= DIRECTIONS FOR THIS TASK =
Retype only what runs from the first line of the listing to the line holding "offset = 0.1", both included. Do not retype the pictures.

Start AVAILABLE DATA

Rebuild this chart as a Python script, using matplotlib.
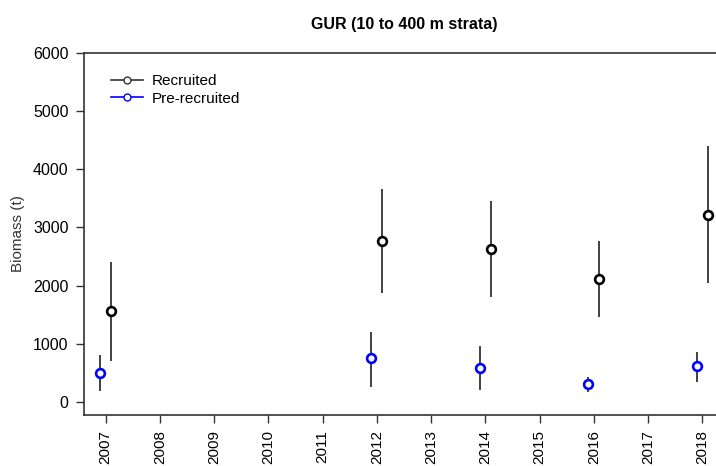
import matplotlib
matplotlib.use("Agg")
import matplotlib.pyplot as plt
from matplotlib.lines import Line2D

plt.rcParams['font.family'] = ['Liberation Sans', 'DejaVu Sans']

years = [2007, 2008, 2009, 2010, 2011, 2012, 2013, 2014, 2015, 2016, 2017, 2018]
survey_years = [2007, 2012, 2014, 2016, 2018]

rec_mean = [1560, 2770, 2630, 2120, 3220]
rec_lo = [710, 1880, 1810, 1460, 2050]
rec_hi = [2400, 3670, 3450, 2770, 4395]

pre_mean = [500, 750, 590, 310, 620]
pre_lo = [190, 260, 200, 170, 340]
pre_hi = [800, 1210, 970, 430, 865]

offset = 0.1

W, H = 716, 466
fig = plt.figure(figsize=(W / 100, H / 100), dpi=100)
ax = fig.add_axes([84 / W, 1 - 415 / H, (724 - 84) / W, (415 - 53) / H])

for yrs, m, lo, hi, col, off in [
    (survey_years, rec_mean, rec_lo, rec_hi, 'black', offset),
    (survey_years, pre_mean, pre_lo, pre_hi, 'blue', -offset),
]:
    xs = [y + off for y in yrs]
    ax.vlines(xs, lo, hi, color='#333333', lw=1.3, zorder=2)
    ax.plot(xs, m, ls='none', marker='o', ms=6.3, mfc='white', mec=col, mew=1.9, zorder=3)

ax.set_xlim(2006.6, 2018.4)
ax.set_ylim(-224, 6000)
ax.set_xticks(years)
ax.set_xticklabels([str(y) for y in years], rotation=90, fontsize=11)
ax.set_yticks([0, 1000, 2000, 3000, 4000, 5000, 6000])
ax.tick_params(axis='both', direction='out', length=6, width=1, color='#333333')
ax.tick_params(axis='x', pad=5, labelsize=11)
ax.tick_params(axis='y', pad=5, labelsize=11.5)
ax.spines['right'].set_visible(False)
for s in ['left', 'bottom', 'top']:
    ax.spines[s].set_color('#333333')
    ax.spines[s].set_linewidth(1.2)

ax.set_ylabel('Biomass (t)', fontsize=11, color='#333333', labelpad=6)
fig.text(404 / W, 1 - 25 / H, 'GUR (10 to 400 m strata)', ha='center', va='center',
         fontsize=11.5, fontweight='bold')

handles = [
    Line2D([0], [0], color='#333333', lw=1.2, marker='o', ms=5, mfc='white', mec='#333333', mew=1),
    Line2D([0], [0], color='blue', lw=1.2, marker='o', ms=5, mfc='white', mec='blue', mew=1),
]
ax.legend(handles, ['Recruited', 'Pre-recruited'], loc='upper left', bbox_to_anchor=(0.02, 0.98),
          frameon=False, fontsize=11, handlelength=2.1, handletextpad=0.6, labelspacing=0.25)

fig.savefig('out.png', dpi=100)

End AVAILABLE DATA

= ANSWER FOR THE TASK =
Rebuild this chart as a Python script, using matplotlib.
import matplotlib
matplotlib.use("Agg")
import matplotlib.pyplot as plt
from matplotlib.lines import Line2D

plt.rcParams['font.family'] = ['Liberation Sans', 'DejaVu Sans']

years = [2007, 2008, 2009, 2010, 2011, 2012, 2013, 2014, 2015, 2016, 2017, 2018]
survey_years = [2007, 2012, 2014, 2016, 2018]

rec_mean = [1560, 2770, 2630, 2120, 3220]
rec_lo = [710, 1880, 1810, 1460, 2050]
rec_hi = [2400, 3670, 3450, 2770, 4395]

pre_mean = [500, 750, 590, 310, 620]
pre_lo = [190, 260, 200, 170, 340]
pre_hi = [800, 1210, 970, 430, 865]

offset = 0.1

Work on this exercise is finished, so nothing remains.